High Voltage appear to have put some thought into programming enemy AI, at least in the sections of the game I was able to see. Some Drudge units take cover and behave in ways that are reminiscent of the Elites in Halo, while others attack kamakazi style and explode when they get near. Thankfully, Michael Ford will be armed with a number of different weapons useful for splattering bugs.
The game uses a standard two-weapon system, and Michael will be able to utilize both human and alien technologies. In the demo, Michael started off with the Scar Rifle, which is a hybrid assault/sniper rifle, and eventually obtained the alien Strike Rifle, which can be charged up to fire a blast capable of disintegrating The Drudge. The developers have promised a good mix of both human and alien weapons, some of which will be unveiled at a later date. The protagonist also had a couple of different grenades at his disposal, including the radiation grenade, which is sticky and obviously reminds of Halo's plasma grenades.
In addition, agent Ford has gained control of an alien technology called the All-Seeing Eye. The All-Seeing Eye allows the player to uncover and translate hidden alien messages, which it turns out are in a completely legitimate decipherable language. Additionally, the All-Seeing Eye will be used to solve puzzles, such as finding hidden switches to open doors. Some of these puzzles will be used to advance through the story, but the majority of them will be to uncover secret rooms containing weapons and ammo. In fact, Matt admitted that some advanced weapons will not be made available to the player on a normal play-through of the game, unless they use the All-Seeing Eye to discover their hidden locations.
In the end, The Conduit shows a ton of potential. It could finally be the Wii shooter we'd all hoped to get when the console was unveiled some three and a half years ago. If the controls work as well as it looks like they do, it could provide an experience that allows gamers to really feel like they're aiming a gun at alien creatures, rather than just waggling, locking on, and waggling some more. My only fear with the controls is that with the endless amount of customization, players will have trouble finding their sweet spot when it may have been better for the developers to limit selections to a few predetermined optimum builds.

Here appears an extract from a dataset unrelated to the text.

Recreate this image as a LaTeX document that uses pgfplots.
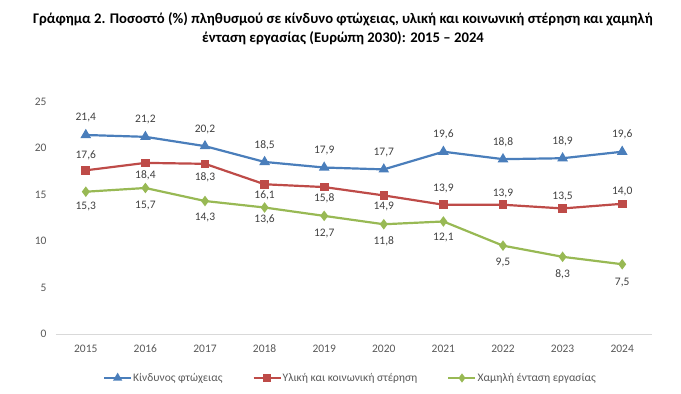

In addition, the folks at High Voltage have put some effort into creating an interesting sci-fi world that at least has a chance of making the player care about the story and characters. The Drudge and their allies seem like a formidable set of enemies, and guns at Michael Ford's disposal seem varied and interesting. The environments themselves were a well crafted, and the graphics are among the very best seen on the Wii to date.
Much of The Conduit's lasting appeal will come down to if High Voltage can pull off the promised 16 player online multiplayer and find good work-arounds to Nintendo's awful friend code system and historically laggy network connections. However, the single-player campaign at least looks deep and promising enough to stand on its own, so hopefully The Conduit can lead a hardcore gaming charge on the casual motion controlled system.
Finally, one last note of interest to Nintendo fanboys: At the end of the demo, I asked Matt Corso if they had pushed the Wii as far as it could go. His response: "This is just the tip of the iceberg, there are new graphical technologies we've already developed that came along too late to include in The Conduit."